====== Given material
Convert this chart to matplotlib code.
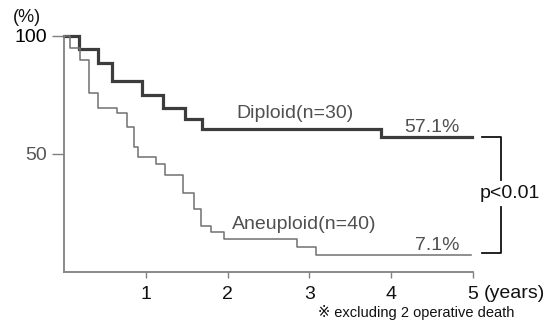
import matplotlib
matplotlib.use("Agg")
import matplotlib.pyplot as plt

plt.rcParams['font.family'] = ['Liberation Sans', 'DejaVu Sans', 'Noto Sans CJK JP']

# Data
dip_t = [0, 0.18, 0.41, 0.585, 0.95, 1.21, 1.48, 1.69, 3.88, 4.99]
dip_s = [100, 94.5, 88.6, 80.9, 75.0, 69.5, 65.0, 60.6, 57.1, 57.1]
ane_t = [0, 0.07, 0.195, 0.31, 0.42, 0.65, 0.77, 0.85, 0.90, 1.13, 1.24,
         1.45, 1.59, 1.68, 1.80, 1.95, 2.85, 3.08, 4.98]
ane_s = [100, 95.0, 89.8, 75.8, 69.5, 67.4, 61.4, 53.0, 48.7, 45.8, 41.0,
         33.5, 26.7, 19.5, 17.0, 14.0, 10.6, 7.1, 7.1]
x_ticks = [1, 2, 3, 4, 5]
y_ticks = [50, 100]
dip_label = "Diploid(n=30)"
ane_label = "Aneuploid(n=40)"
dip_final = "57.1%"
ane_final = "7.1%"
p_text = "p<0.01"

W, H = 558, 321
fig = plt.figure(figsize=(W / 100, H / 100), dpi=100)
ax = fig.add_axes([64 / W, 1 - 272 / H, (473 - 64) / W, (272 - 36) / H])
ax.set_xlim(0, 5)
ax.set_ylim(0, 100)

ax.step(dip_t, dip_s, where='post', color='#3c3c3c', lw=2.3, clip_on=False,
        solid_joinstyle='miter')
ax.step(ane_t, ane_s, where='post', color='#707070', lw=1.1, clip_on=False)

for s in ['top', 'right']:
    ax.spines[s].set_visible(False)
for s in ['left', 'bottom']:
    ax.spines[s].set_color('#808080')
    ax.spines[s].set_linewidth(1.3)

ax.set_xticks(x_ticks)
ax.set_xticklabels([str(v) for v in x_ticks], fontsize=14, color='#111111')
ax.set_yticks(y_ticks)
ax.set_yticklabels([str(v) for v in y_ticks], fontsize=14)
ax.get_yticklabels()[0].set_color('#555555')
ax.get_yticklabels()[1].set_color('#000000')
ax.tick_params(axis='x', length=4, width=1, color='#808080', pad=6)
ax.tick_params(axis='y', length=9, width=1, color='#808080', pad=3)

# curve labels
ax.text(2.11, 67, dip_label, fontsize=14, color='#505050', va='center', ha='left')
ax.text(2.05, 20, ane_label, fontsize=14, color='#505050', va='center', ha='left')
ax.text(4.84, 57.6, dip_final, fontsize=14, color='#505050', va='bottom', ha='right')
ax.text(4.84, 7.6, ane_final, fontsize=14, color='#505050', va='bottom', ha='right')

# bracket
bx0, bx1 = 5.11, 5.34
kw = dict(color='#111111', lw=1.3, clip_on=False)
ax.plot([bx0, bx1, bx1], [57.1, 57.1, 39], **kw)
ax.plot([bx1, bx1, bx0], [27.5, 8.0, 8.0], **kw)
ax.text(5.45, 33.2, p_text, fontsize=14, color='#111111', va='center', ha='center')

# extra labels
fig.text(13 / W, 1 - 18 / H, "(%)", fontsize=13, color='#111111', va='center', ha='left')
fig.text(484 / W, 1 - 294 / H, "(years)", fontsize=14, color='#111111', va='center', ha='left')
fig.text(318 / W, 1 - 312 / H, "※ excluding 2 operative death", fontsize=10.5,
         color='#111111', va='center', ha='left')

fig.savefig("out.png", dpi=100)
============
What you need to do:
Copy each line that holds the word "matplotlib".

Reply:
Convert this chart to matplotlib code.
import matplotlib
matplotlib.use("Agg")
import matplotlib.pyplot as plt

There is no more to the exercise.